Encore émerveillé par la beauté du spectacle, je prends le dernier virage et j’aperçois, en bordure du chemin, un chevreuil recroquevillé dans le fossé.  Sur ces entrefaites, la radio prend le relais du lecteur CD et une voix radio-canadienne fait le bilan de l’actualité : le Pape, Terri Schiavo, le prince Rainier, Gérard Filion… À l’autre station, c’est pas mieux : Brel nous informe que c’est pas drôle de mourir au printemps, tu sais. Qu’est-ce qui leur prend tout à coup ? Fuck la radio !

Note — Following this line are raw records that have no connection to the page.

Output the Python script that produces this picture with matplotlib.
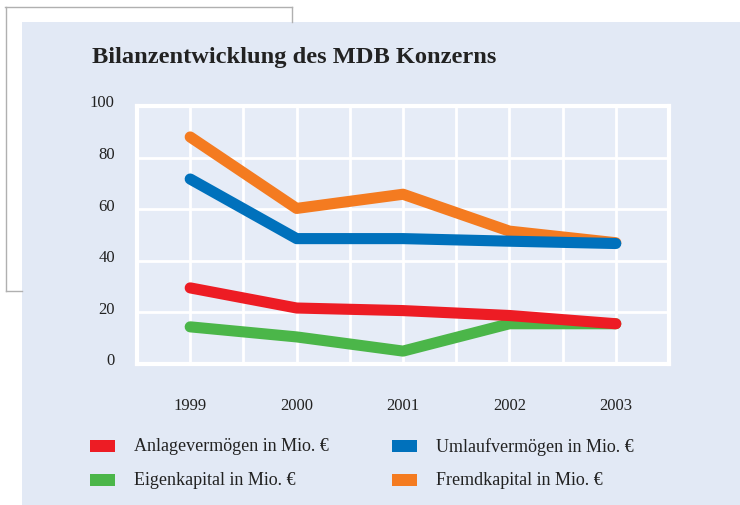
import matplotlib
matplotlib.use("Agg")
import matplotlib.pyplot as plt
import matplotlib.transforms as mtransforms
from matplotlib.patches import Rectangle
from matplotlib.lines import Line2D

years = [1999, 2000, 2001, 2002, 2003]
anlage = [29.5, 21.7, 20.7, 18.8, 15.6]
umlauf = [71.7, 48.6, 48.6, 47.6, 46.7]
eigen = [14.4, 10.5, 5.0, 15.6, 15.6]
fremd = [88.0, 60.3, 65.8, 51.5, 47.0]
y_ticks = [0, 20, 40, 60, 80, 100]
labels = ["Anlagevermögen in Mio. €", "Umlaufvermögen in Mio. €",
          "Eigenkapital in Mio. €", "Fremdkapital in Mio. €"]
title = "Bilanzentwicklung des MDB Konzerns"

RED, BLUE, GREEN, ORANGE = "#ed1c24", "#0071bc", "#4bb649", "#f47b20"
BG = "#e2e9f5"
serif = ["Liberation Serif", "DejaVu Serif"]

W, H = 740, 506
fig = plt.figure(figsize=(W / 100, H / 100), dpi=100)
fig.patch.set_facecolor("white")

# background frame + panel
fig.add_artist(Line2D([5 / W, 292 / W], [1 - 8 / H, 1 - 8 / H], color="#b0b0b0", lw=1))
fig.add_artist(Line2D([292 / W, 292 / W], [1 - 8 / H, 1 - 23 / H], color="#b0b0b0", lw=1))
fig.add_artist(Line2D([6 / W, 6 / W], [1 - 8 / H, 1 - 292 / H], color="#b0b0b0", lw=1))
fig.add_artist(Line2D([6 / W, 22 / W], [1 - 292 / H, 1 - 292 / H], color="#b0b0b0", lw=1))
fig.add_artist(Rectangle((22 / W, 0), 1 - 22 / W, 1 - 23 / H, transform=fig.transFigure,
                         facecolor=BG, edgecolor="none", zorder=0))

ax = fig.add_axes([137 / W, 1 - 365 / H, (669 - 137) / W, (365 - 107) / H])
ax.set_facecolor("#e6ecf7")
ax.set_xlim(1998.5, 2003.5)
ax.set_ylim(0, 100)
ax.set_xticks([y + d for y in years for d in (0, 0.5)][:-1] + [1998.5], minor=True)
ax.set_xticks(years)
ax.set_xticklabels([str(y) for y in years], fontfamily=serif, fontsize=12, color="#222222")
ax.set_yticks(y_ticks)
ax.set_yticklabels([str(v) for v in y_ticks], fontfamily=serif, fontsize=12, color="#222222")
ax.tick_params(which="both", length=0)
ax.tick_params(axis="x", pad=24)
ax.tick_params(axis="y", pad=16)
off = mtransforms.ScaledTranslation(0, 4 / 72, fig.dpi_scale_trans)
for lab in ax.get_yticklabels():
    lab.set_transform(lab.get_transform() + off)
ax.grid(True, which="both", axis="x", color="white", lw=2)
ax.grid(True, which="major", axis="y", color="white", lw=2)
for s in ax.spines.values():
    s.set_color("white")
    s.set_linewidth(3)
ax.set_axisbelow(True)

lw = 8
ax.plot(years, fremd, color=ORANGE, lw=lw, solid_capstyle="round", solid_joinstyle="round", zorder=3)
ax.plot(years, umlauf, color=BLUE, lw=lw, solid_capstyle="round", solid_joinstyle="round", zorder=4)
ax.plot(years, eigen, color=GREEN, lw=lw, solid_capstyle="round", solid_joinstyle="round", zorder=5)
ax.plot(years, anlage, color=RED, lw=lw, solid_capstyle="round", solid_joinstyle="round", zorder=6)

fig.text(92 / W, 1 - 57 / H, title, fontfamily=serif, fontweight="bold", fontsize=17.6,
         color="#222222", va="center", ha="left")

# legend
leg = [(90, 447, RED, labels[0]), (392, 447, BLUE, labels[1]),
       (90, 481, GREEN, labels[2]), (392, 481, ORANGE, labels[3])]
for x, y, c, t in leg:
    fig.add_artist(Rectangle((x / W, 1 - (y + 6) / H), 25 / W, 12 / H, transform=fig.transFigure,
                             facecolor=c, edgecolor="none"))
    fig.text((x + 44) / W, 1 - y / H, t, fontfamily=serif, fontsize=13, color="#222222",
             va="center", ha="left")

fig.savefig("out.png", dpi=100)
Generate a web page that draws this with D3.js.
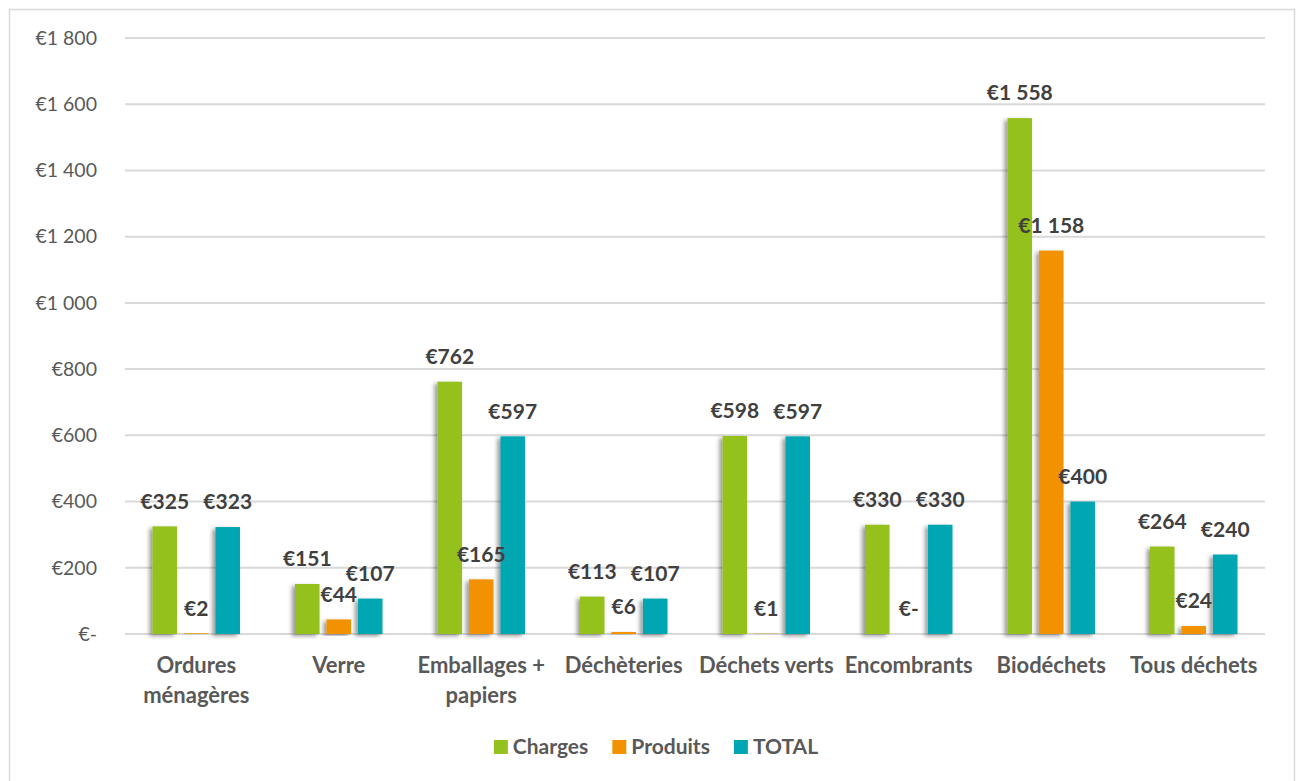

En sortant de l’auto, mon pied s’enfonce dans la boue jusqu’à la cheville. Pas grave. Rien ne me fera perdre ma bonne humeur. Dans notre grand saule, les oiseaux piaillent à tue-tête ; devant les fenêtres, les mésanges se chamaillent autour des mangeoires vides ; et, dans le buisson de chèvrefeuille, j’entrevois la silhouette rosée et furtive d’un cardinal. Le printemps dans toute sa splendeur ! Vive la vie !

Dans la maison, les mouches et les coccinelles sont définitivement sorties de leur hibernation, mais c’est ça aussi, la vie. Du moins, c’est ce que je suis en train de me dire quand le téléphone sonne et que l’infirmière du CHSLD m’annonce que le pouls de ma mère est subitement passé de 55 à 28 au cours de la nuit. Ses chances de profiter d’un 92e printemps sont minces. Dire que dans trois jours c’est la fête de la Résurrection. Prostré sur ma chaise, je mets un bon moment avant de remarquer les serpentins encore accrochés au plafond : trois semaines plus tôt, on a fêté le trente-troisième anniversaire de notre fille cadette et, demain, c’est celui de son fils. Quatre ans, notre petit bonhomme ! À Saint-Armand, le printemps est une école de vie.